1) WHAT HAPPENED: On February 26, 2026, Senator Cortez Masto (D-NV) introduced SRES616, a resolution requesting that the Secretary of State provide information on Honduras's human rights practices under Section 502B(c) of the Foreign Assistance Act. The resolution was referred to the Senate Foreign Relations Committee and has had zero further action in over three months. It remains in early procedural stage. 2) THE MONEY TRAIL: There is no money in this resolution. It requests a report from the executive branch — it does not authorize or appropriate any funds. Section 502B(c) of the Foreign Assistance Act gives Congress the right to request information on human rights conditions in countries receiving U.S. assistance.

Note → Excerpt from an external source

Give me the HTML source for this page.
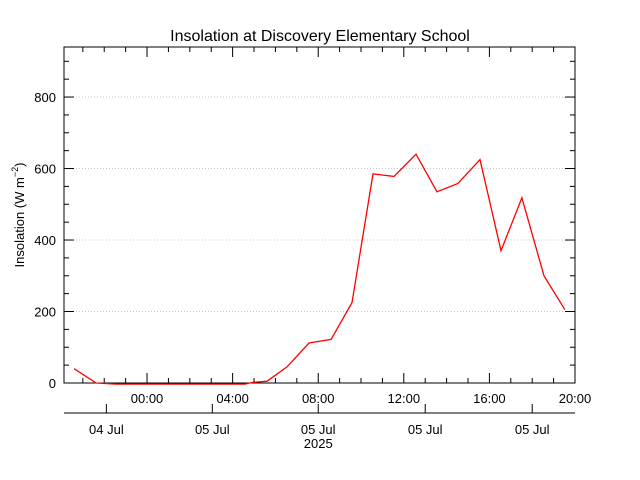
<!DOCTYPE html>
<html><head><meta charset="utf-8"><style>
body{margin:0;background:#fff;}
svg{display:block;font-family:"Liberation Sans",sans-serif;}
</style></head><body>
<svg id="chart" width="640" height="480" xmlns="http://www.w3.org/2000/svg">
<rect width="640" height="480" fill="#fff"/>
<text x="320" y="41" text-anchor="middle" font-size="16">Insolation at Discovery Elementary School</text>
<text transform="translate(24,215) rotate(-90)" text-anchor="middle" font-size="13">Insolation (W m<tspan dy="-6" font-size="9">−2</tspan><tspan dy="6">)</tspan></text>
<g id="grid"></g><g id="axes"></g><g id="series"></g>
</svg>
<script>
const hours = [-3.41,-2.38,-1.45,4.58,4.95,5.61,6.54,7.57,8.6,9.58,10.56,11.54,12.57,13.55,14.53,15.56,16.54,17.52,18.55,19.53];
const values = [40,0,-3,-3,2,5,45,112,122,225,585,578,640,535,558,625,370,518,300,205];
const yTicks = [0,200,400,600,800];
const xTickLabels = ["00:00","04:00","08:00","12:00","16:00","20:00"];
const xTickHours = [0,4,8,12,16,20];
const dateLabels = ["04 Jul","05 Jul","05 Jul","05 Jul","05 Jul"];
const dateHours = [-1.9,3.05,8,13,18];
const L=64,R=575,T=47,B=383,H0=-3.88,H1=20,YMAX=940;
const sx=h=>L+(h-H0)/(H1-H0)*(R-L);
const sy=v=>B-v/YMAX*(B-T);
const NS="http://www.w3.org/2000/svg";
function mk(tag,attrs,parent,txt){const e=document.createElementNS(NS,tag);for(const k in attrs)e.setAttribute(k,attrs[k]);if(txt!==undefined)e.textContent=txt;parent.appendChild(e);return e;}
const grid=document.getElementById('grid'),axes=document.getElementById('axes'),series=document.getElementById('series');
yTicks.forEach(v=>{if(v===0)return;
 const g=mk('line',{x1:L,x2:R,y1:sy(v),y2:sy(v),stroke:'#c8c8c8','stroke-dasharray':'1,2'},grid);
 
 });
const bl=mk('line',{x1:L,x2:R,y1:B,y2:B,stroke:'#000','stroke-dasharray':'3,2'},grid);


const frame=mk('rect',{x:L,y:T,width:R-L,height:B-T,fill:'none',stroke:'#000'},axes);


for(let v=0;v<YMAX;v+=50){const len=v%200===0?10:5;
 mk('line',{x1:L,x2:L+len,y1:sy(v),y2:sy(v),stroke:'#000'},axes);
 mk('line',{x1:R,x2:R-len,y1:sy(v),y2:sy(v),stroke:'#000'},axes);}
yTicks.forEach(v=>{const t=mk('text',{x:L-8,y:sy(v)+5,'text-anchor':'end','font-size':13},axes,String(v));
 
 });
for(let h=-3;h<=20;h++){const len=h%4===0?10:5;
 mk('line',{x1:sx(h),x2:sx(h),y1:B,y2:B-len,stroke:'#000'},axes);
 mk('line',{x1:sx(h),x2:sx(h),y1:T,y2:T+len,stroke:'#000'},axes);}
xTickLabels.forEach((s,i)=>{const t=mk('text',{x:sx(xTickHours[i]),y:B+20,'text-anchor':'middle','font-size':13},axes,s);
 
 });
const dl=mk('line',{x1:L,x2:R,y1:413,y2:413,stroke:'#000'},axes);


dateLabels.forEach((s,i)=>{const x=sx(dateHours[i]);
 mk('line',{x1:x,x2:x,y1:413,y2:404,stroke:'#000'},axes);
 const t=mk('text',{x:x,y:434,'text-anchor':'middle','font-size':13},axes,s);
 
 });
const yr=mk('text',{x:sx(8),y:448,'text-anchor':'middle','font-size':13},axes,'2025');


const pts=hours.map((h,i)=>sx(h).toFixed(1)+','+sy(values[i]).toFixed(1)).join(' ');
const pl=mk('polyline',{points:pts,fill:'none',stroke:'#f00','stroke-width':1.3},series);


</script>
</body></html>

This bill exercises that oversight function without creating, changing, or terminating any spending. 3) STRUCTURAL WINNERS AND LOSERS: There are no publicly traded companies directly affected. The resolution concerns foreign policy reporting, not procurement, contracts, tariffs, or regulation of any U.S. industry. Companies with operations or supply chains in Honduras (apparel, coffee, palm oil) could theoretically be mentioned in the State Department report, but the resolution itself imposes no duties, sanctions, or incentives on any company. 4) MARKET DATA: No real market data is provided, and no stock has moved on this resolution. 5) TIMELINE: As of June 2, 2026, the bill has been in committee for 96 days with no action. For it to have any market relevance, it would need to pass the Senate, potentially trigger a finding under Section 502B(c), and then result in actual policy changes (e.g., withholding of aid, sanctions). That is a multi-step, multi-year chain with no probability estimable from current data.